House Of Detention, Clerkenwell

The prisons on the site of the House Of Detention date back over 300 years. In 1845 it was decided that the entire area should be re-built as the Clerkenwell House Of Detention. This was soon to become London´s biggest remand prison detaining as many as 10000 prisoners a year. Although demolished in 1890, almost all the perimeter wall, the wardens residence and the entire underground level of the prison was left intact. Some of the underground cells became air raid shelters during the Second World War, while others were sealed off so completely at the time of demolition that they have never as yet been entered into again, and are only recently being excavated. The House of Detention was re-opened in 1983 as a tourist and visitors attraction, and strange phenomena has been reported there ever since its re-opening. In “Walking Haunted London”by Richard Jones, he mentions that visitors to Clerkenwell have seen an old lady who seems to be searching for something.
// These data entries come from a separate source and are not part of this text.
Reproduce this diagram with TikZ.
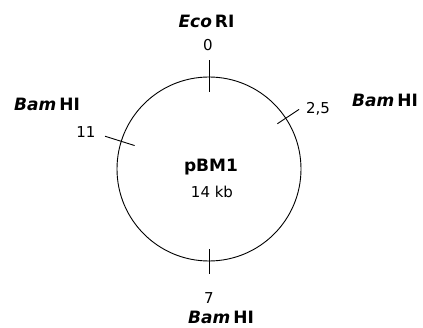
\documentclass[tikz,border=0pt]{standalone}
\usepackage{fontspec}
\setmainfont{DejaVu Sans}
\usetikzlibrary{calc}

\newcommand{\enz}[2]{{\bfseries\itshape #1}\kern3pt{\bfseries #2}}

\begin{document}
\begin{tikzpicture}[x=1pt, y=1pt, line width=0.9pt,
  every node/.style={inner sep=0pt, font=\fontsize{15}{17}\selectfont},
  site/.style={font=\fontsize{17}{19}\selectfont},
  title/.style={font=\fontsize{17}{19}\selectfont\bfseries}]

  \useasboundingbox (0,0) rectangle (423,327);

  % plasmid circle
  \coordinate (c) at (209,158);
  \draw (c) circle [radius=92];

  % restriction sites as ticks across the circle
  \draw (c) ++(90:77) -- ++(90:32);
  \draw (c) ++(270:80) -- ++(270:25);
  \draw (c) ++(162.5:78) -- ++(162.5:31);
  \draw (c) ++(33.5:82) -- ++(33.5:26);

  % positions in kb
  \node (pos0) at (208,282) {0};
  \node (pos11) at (86,195) {11};
  \node (pos25) at (318,218) {2,5};
  \node (pos7) at (209,29) {7};

  % enzyme names
  \node[site] (eco) at (206.5,305.5) {\enz{Eco}{RI}};
  \node[site] (bamL) at (47,223) {\enz{Bam}{HI}};
  \node[site] (bamR) at (385,227) {\enz{Bam}{HI}};
  \node[site] (bamB) at (221,10) {\enz{Bam}{HI}};

  % plasmid name and size
  \node[title] (name) at (211,159.5) {pBM1};
  \node (size) at (212,135.5) {14 kb};

\end{tikzpicture}
\end{document}
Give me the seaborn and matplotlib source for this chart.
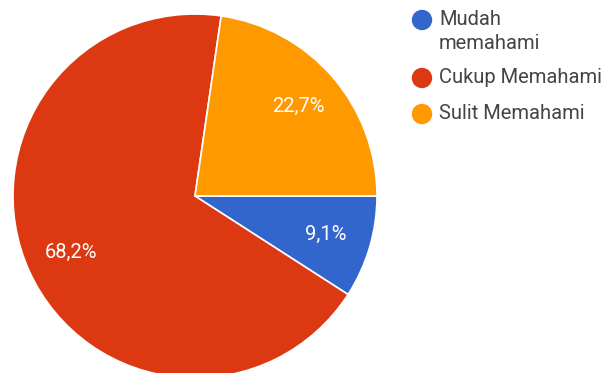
import matplotlib
matplotlib.use("Agg")
import matplotlib.pyplot as plt
import matplotlib.patches as mpatches
import numpy as np
import seaborn as sns

categories = ["Mudah\nmemahami", "Cukup Memahami", "Sulit Memahami"]
values = [9.1, 68.2, 22.7]
pct_labels = ["9,1%", "68,2%", "22,7%"]
colors = ["#3366cc", "#dc3912", "#ff9900"]

sns.set_theme(style="white")
plt.rcParams['font.family'] = ['Roboto', 'DejaVu Sans']
palette = sns.color_palette(colors)

W, H = 609, 373
fig = plt.figure(figsize=(W / 100, H / 100), dpi=100)
R = 182
cx, cy = 195, 196
ax = fig.add_axes([(cx - R) / W, (H - cy - R) / H, 2 * R / W, 2 * R / H])
wedges, _ = ax.pie(values, colors=palette, startangle=0, counterclock=False,
                   radius=1, wedgeprops=dict(edgecolor="white", linewidth=1.2))
for w, lab in zip(wedges, pct_labels):
    mid = np.deg2rad((w.theta1 + w.theta2) / 2)
    ax.text(0.75 * np.cos(mid), 0.75 * np.sin(mid), lab, ha="center", va="center",
            color="white", fontsize=14.5)
ax.set_xlim(-1, 1)
ax.set_ylim(-1, 1)
ax.set_aspect("equal")
ax.axis("off")

# legend
ys = [20, 78, 114]
for lab, col, y in zip(categories, palette, ys):
    fig.add_artist(mpatches.Ellipse((422 / W, 1 - y / H), 19 / W, 19 / H,
                                    transform=fig.transFigure, color=col))
    fig.text(439 / W, 1 - (y - 10) / H, lab, ha="left", va="top", fontsize=14.5,
             color="#444444", linespacing=1.36)

fig.savefig("out.png", dpi=100)
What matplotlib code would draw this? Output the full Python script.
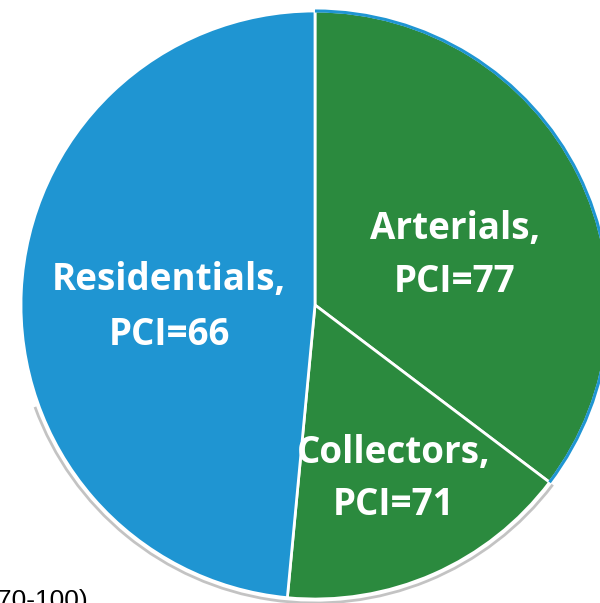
import matplotlib.pyplot as plt
from matplotlib.patches import Arc

# Data (shares of the network)
categories = ['Arterials', 'Collectors', 'Residentials']
shares = [35.3, 16.2, 48.5]
pci = [77, 71, 66]
colors = ['#2b8a3e', '#2b8a3e', '#1f95d2']
footnote = '(70-100)'

W, H = 600, 603
fig = plt.figure(figsize=(W / 100, H / 100), dpi=100)
ax = fig.add_axes([0, 0, 1, 1])

cx, cy, r = 315, H - 305, 294

wedges, _ = ax.pie(shares, colors=colors, startangle=90, counterclock=False,
                   center=(cx, cy), radius=r,
                   wedgeprops=dict(edgecolor='white', linewidth=2.0))

# thin blue rim on the arterials arc (scan misregistration) and a soft shadow below
end_art = 90 - 360 * shares[0] / 100
ax.add_patch(Arc((cx, cy), 2 * r, 2 * r, theta1=end_art, theta2=90,
                 color='#1f95d2', lw=2.2))
ax.add_patch(Arc((cx, cy), 2 * r + 8, 2 * r + 8, theta1=200, theta2=end_art + 360,
                 color='#b5b5b5', lw=2.0, alpha=0.8))

ax.set_xlim(0, W)
ax.set_ylim(0, H)
ax.set_aspect('equal')
ax.axis('off')

# label lines: (x centre, baseline y of each line in pixels from top)
label_pos = {'Arterials': (455, 239, 292),
             'Collectors': (394, 463, 515),
             'Residentials': (169, 290, 345)}
font = dict(family=['Open Sans', 'DejaVu Sans'], weight='bold', color='white', fontsize=26.5,
            ha='center', va='baseline')
for name, val in zip(categories, pci):
    x, y1, y2 = label_pos[name]
    ax.text(x, H - y1, name + ',', **font)
    ax.text(x, H - y2, 'PCI=%d' % val, **font)

ax.text(-12, H - 608, footnote, fontsize=19, family=['Liberation Sans', 'DejaVu Sans'],
        color='black', ha='left', va='baseline', clip_on=False)

fig.savefig('out.png', dpi=100, facecolor='white')
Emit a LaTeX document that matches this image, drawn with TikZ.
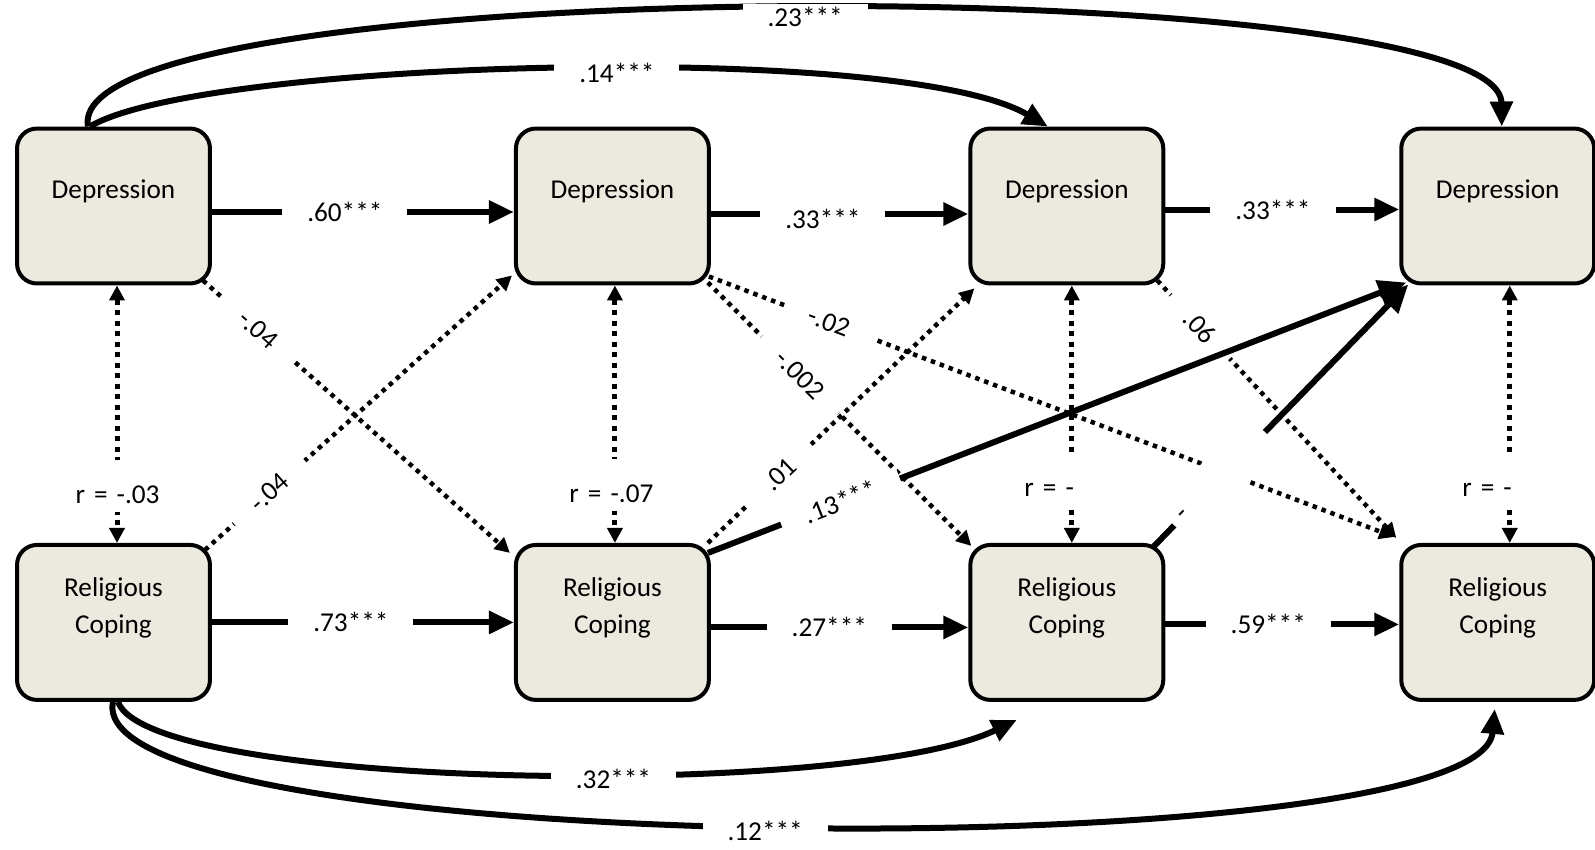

Jones also mentioned that the manager had lost count of the number of people who hear the little girl whose “heart-rending sobs reverberate from the inner depths of the jail”, and said that some people believe that a lost child is genuinely lost inside the prison; surprising as it may seem, children were imprisoned at the House of Detention too.

In this dark, damp and disused prison, spiritualist medium Derek Acorah has a difficult time coming to terms with allegedly hostile spirits.

Fear gets the better of some female members of the crew and the director receives a cut to his head which cannot be explained by natural causes.